Odds. Here’s another key difference. When you walk into a casino, every game you play will have the odds stacked against you (I’m excluding poker from this conversation). The house will always win (in the long run). In the stock market, the odds are you in your favor in the long term. Over the last 5 years, the S&P500 has returned investors 116.8%. Over the past 10 years, 64.7% and since 1980, has returned over 1624%. Lets focus on the last 5 years.

It has been a volatile 5 years with the world witnessing the greatest financial crisis since the great depression. In fact if you had investing $100 in March 2007 and held onto it until March 2009 you would have been left with approximately $50.  If you did not panic and held on, because you have a long time frame, you would have been up around 35% ($135 total worth of your investment today).

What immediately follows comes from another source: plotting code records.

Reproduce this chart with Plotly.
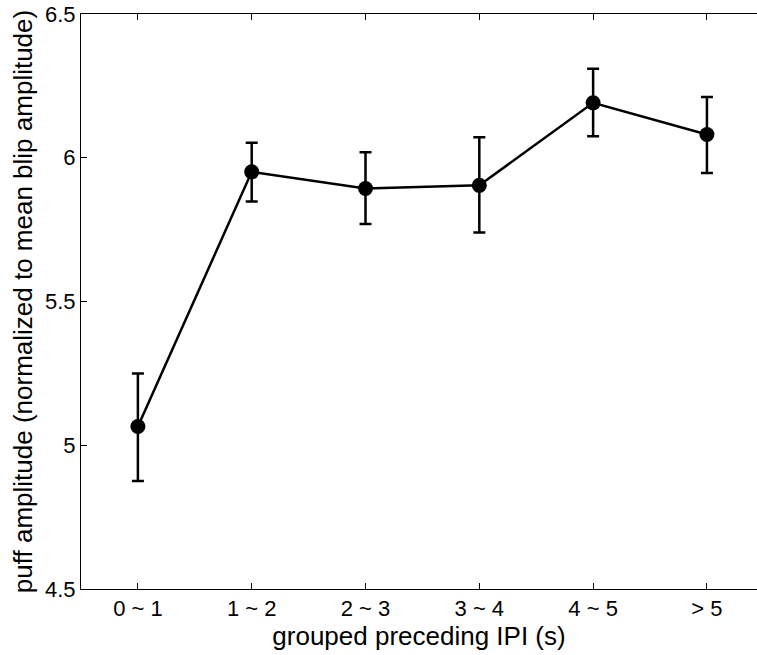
import plotly.graph_objects as go

# Groups of preceding inter-puff interval
groups = ["0 ~ 1", "1 ~ 2", "2 ~ 3", "3 ~ 4", "4 ~ 5", "> 5"]
# Mean puff amplitude (normalized to mean blip amplitude)
amp_mean = [5.065, 5.951, 5.893, 5.904, 6.191, 6.081]
# Error bar extents above / below the mean
err_plus = [0.185, 0.101, 0.126, 0.167, 0.119, 0.130]
err_minus = [0.189, 0.103, 0.123, 0.164, 0.116, 0.134]

y_ticks = [4.5, 5, 5.5, 6, 6.5]
y_tick_text = ["4.5", "5", "5.5", "6", "6.5"]

positions = list(range(1, len(groups) + 1))

fig = go.Figure()
fig.add_trace(go.Scatter(
    x=positions,
    y=amp_mean,
    mode="lines+markers",
    line=dict(color="black", width=2.5),
    marker=dict(color="black", size=15),
    error_y=dict(
        type="data",
        symmetric=False,
        array=err_plus,
        arrayminus=err_minus,
        color="black",
        thickness=2.5,
        width=6,
    ),
    showlegend=False,
))

font_family = "Liberation Sans, Arial, Helvetica, sans-serif"

fig.update_layout(
    width=757,
    height=655,
    margin=dict(l=81, r=0, t=14, b=66),
    paper_bgcolor="white",
    plot_bgcolor="white",
    font=dict(family=font_family, color="black", size=22),
    xaxis=dict(
        range=[0.5, 6.44],
        tickvals=positions,
        ticktext=groups,
        ticks="inside",
        ticklen=6,
        tickwidth=1,
        tickcolor="black",
        showline=True,
        linecolor="black",
        linewidth=1,
        mirror="ticks",
        showgrid=False,
        zeroline=False,
        tickfont=dict(size=22),
        title=dict(text="grouped preceding IPI (s)", font=dict(size=26), standoff=2),
    ),
    yaxis=dict(
        range=[4.5, 6.5],
        tickvals=y_ticks,
        ticktext=y_tick_text,
        ticks="inside",
        ticklen=6,
        tickwidth=1,
        tickcolor="black",
        showline=True,
        linecolor="black",
        linewidth=1,
        showgrid=False,
        zeroline=False,
        tickfont=dict(size=22),
        title=dict(text="puff amplitude (normalized to mean blip amplitude)",
                   font=dict(size=26), standoff=4),
    ),
)

fig.write_html("out.html")
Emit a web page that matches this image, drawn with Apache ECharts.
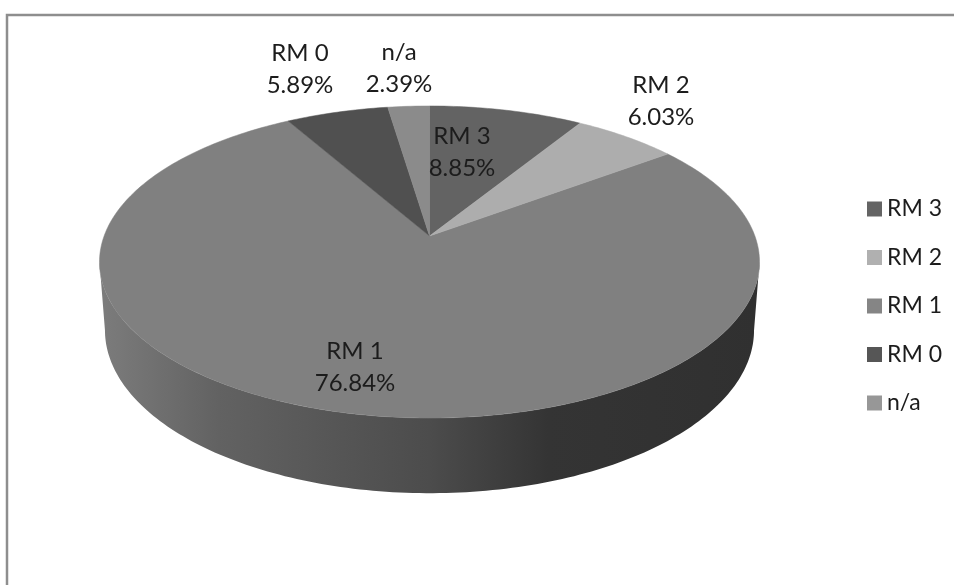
<!DOCTYPE html>
<html><head><meta charset="utf-8">
<script src="https://cdn.jsdelivr.net/npm/echarts@6/dist/echarts.min.js"></script>
<style>html,body{margin:0;padding:0;background:#fff;overflow:hidden}#c{width:954px;height:585px}</style>
</head><body><div id="c"></div>
<script>
var categories = ['RM 3','RM 2','RM 1','RM 0','n/a'];
var shares = [8.85,6.03,76.84,5.89,2.39];
var sliceColors = ['#636363','#adadad','#808080','#505050','#8b8b8b'];
var legendColors = ['#646464','#b0b0b0','#858585','#565656','#979797'];
var labelCenters = [[462,152],[661,101],[355,367],[300,69],[399,68]];

// perspective of the tilted disc
var persp = 1/6;
var topRim = {cx:429.5, cy:236, a:325.4, b:151.7};
var lowRim = {cx:429.5, cy:303, a:320, b:158.5};
function project(deg, r, t){
  var th = deg*Math.PI/180, u = t*Math.sin(th), v = t*Math.cos(th), w = 1+persp*v;
  return [r.cx + r.a*u/w, r.cy - r.b*v/w];
}
function arc(from, to, r){
  var pts = [], n = Math.max(2, Math.ceil(Math.abs(to-from)));
  for (var i=0;i<=n;i++) pts.push(project(from+(to-from)*i/n, r, 1));
  return pts;
}
var total = shares.reduce(function(a,b){return a+b;},0);
var wallGradient = {type:'linear',x:100,y:0,x2:759,y2:0,global:true,colorStops:[
  {offset:0,color:'#7c7c7c'},{offset:0.18,color:'#626262'},{offset:0.5,color:'#4c4c4c'},
  {offset:0.68,color:'#343434'},{offset:1,color:'#303030'}]};
var VIS_FROM = 99.6, VIS_TO = 260.4;

function makeRender(idx){
  return function(params, api){
    var before = shares.slice(0,idx).reduce(function(a,b){return a+b;},0);
    var start = before/total*360, end = start + api.value(0)/total*360;
    var children = [];
    var a0 = Math.max(start,VIS_FROM), a1 = Math.min(end,VIS_TO);
    if (a1 > a0){
      children.push({type:'polygon',shape:{points:arc(a0,a1,topRim).concat(arc(a1,a0,lowRim))},
        style:{fill:wallGradient}});
    }
    children.push({type:'polygon',
      shape:{points:[project(0,topRim,0)].concat(arc(start,end,topRim))},
      style:{fill:sliceColors[idx],stroke:sliceColors[idx],lineWidth:0.5}});
    children.push({type:'text',z2:50,style:{
      text:categories[idx]+'\n'+shares[idx].toFixed(2)+'%',
      x:labelCenters[idx][0],y:labelCenters[idx][1],align:'center',verticalAlign:'middle',
      font:'24px Lato',lineHeight:32,fill:'#1c1c1c'}});
    return {type:'group',children:children};
  };
}

var chart = echarts.init(document.getElementById('c'),null,{renderer:'canvas'});
chart.setOption({
  animation:false,
  backgroundColor:'#ffffff',
  graphic:[{type:'rect',shape:{x:7,y:15,width:1000,height:700},
    style:{fill:'none',stroke:'#8e8e8e',lineWidth:2.5},silent:true}],
  legend:{
    orient:'vertical',left:862,top:192,itemWidth:15,itemHeight:15,itemGap:24.5,
    icon:'rect',selectedMode:false,
    textStyle:{fontFamily:'Lato',fontSize:23,color:'#1c1c1c',lineHeight:24},
    data:categories.map(function(c,i){return {name:c,itemStyle:{color:legendColors[i]}};})
  },
  series:categories.map(function(c,i){
    return {type:'custom',name:c,coordinateSystem:'none',silent:true,
      itemStyle:{color:sliceColors[i]},
      data:[[shares[i]]],renderItem:makeRender(i),z:i===2?1:2};
  })
});
</script></body></html>
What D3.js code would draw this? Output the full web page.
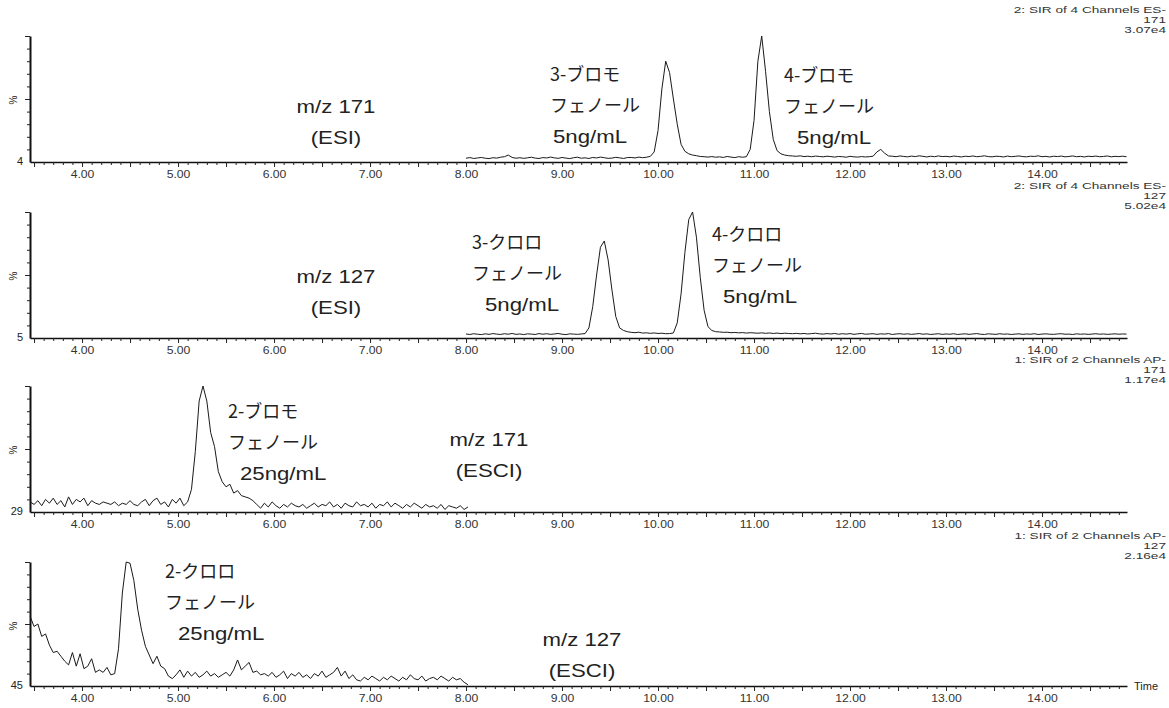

Investing is not without its risks, but I think its pretty clear from the above that, the odds are in the investor’s favour, whereas , odds are not in the gamblers favour.

To get into a little bit more technical explanation, we can look at expected value. The expected value (which really is just about probabilities and payoffs) of gambling is zero or negative. The expected value of a buy and hold investor (say an index fund) is positive. Of course there is noise in the short term, the gambler can go on a lucky streak and the investor might invest at the height of a bubble.

Another key component is something called asset allocation and diversification. The investor has the opportunity to spread risk across riskier and safer assets. For example a 60% stock portfolio with a 40% bond portfolio. This balanced allocation is expected to return roughly 7% over a long period of time (say over 10 years). The gambler can attempt to pay different casino games but really has no hope in achieving diversification or a positive outcome for that matter.

Finally, ownership of stocks or equities in a business actually legally represents something tangible. It represents ownership of the company. It might be small for the average investor, definitely less than 1%, but nevertheless it represents ownership and gives the owner the right to vote on proxy items and gives the holder rights to certain assets in the event of  bankruptcy. What casino game gives you anything resembling the fore mentioned?

In short, just remember a gambler puts up money in the hopes of a payoff if a random event occurs.Investing in a business (stocks) is allocating resources for a satisfactory return based on economic, financial and business principles.